I am looking for a simple versioning system for a large number of records or files (~50 million, ~100GB unpacked, ~20MB packed). The files are only a few Kilobytes each, and have unique IDs, so I don't mind whether they are stored in a flat structure (table, directory...) or not. On average, each record is changed once a month, but most changes have diffs less than a Kilobyte so it should be easy to compress versions. However, a naive database with one entry for each version would grow too quickly. I need the following operations:
- basic CRUD operations: create, read, update, delete
- quick listing of recent changes
- quick listing of recent changes of a particular record
- query for changes in a given period of time
- query for changes by a given user (each edit is associated to some user id and optionally has a commit message as comment)

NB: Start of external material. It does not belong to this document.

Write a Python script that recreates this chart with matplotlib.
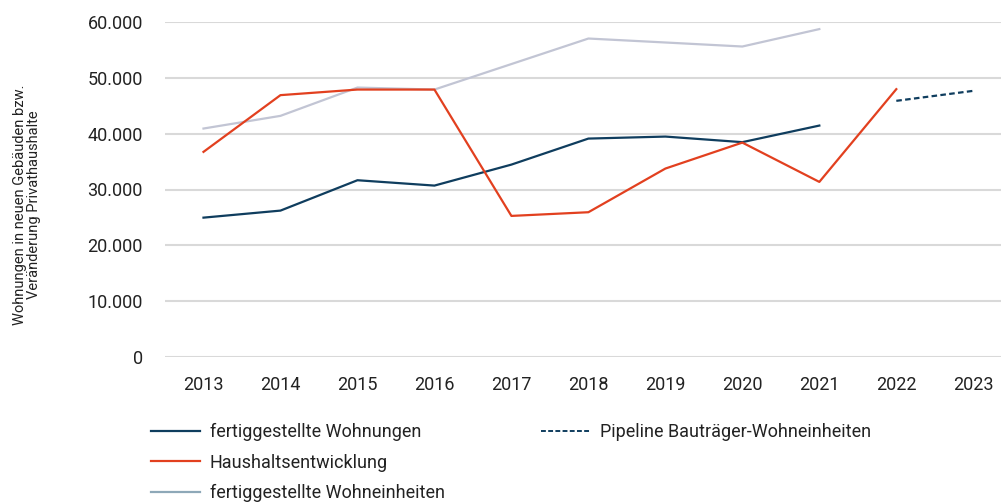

- for write operations there must be a commit hook to validate and reject illformed records.
In short, I am looking for a Wiki-like software for simple records or files.
I thought about possible solutions:
Put files in a version control system. This gives me replication and many available access tools, so it is my preferred solution. But the amount of data is too large for distributed systems like git. Is anyone using Subversion for a similar task with success?
Implement my own versioning in a database or in a file system. I would pobably need to store only compressed records and diffs, would have more work and learn something. This would be my preferred solution, if it was just for fun.
Use a versioning file system. This would make setup, replication and access more difficult. Probably I would need to implement my own access API above the file system.
Use a versioning database system. Can you suggest some?
Use some other existing data store with versioning (MediaWiki?, Amazon Cloud Drive?, ...)
Obviously there are many pathes. Which pathes have been used by others with success for similar or larger amounts of data?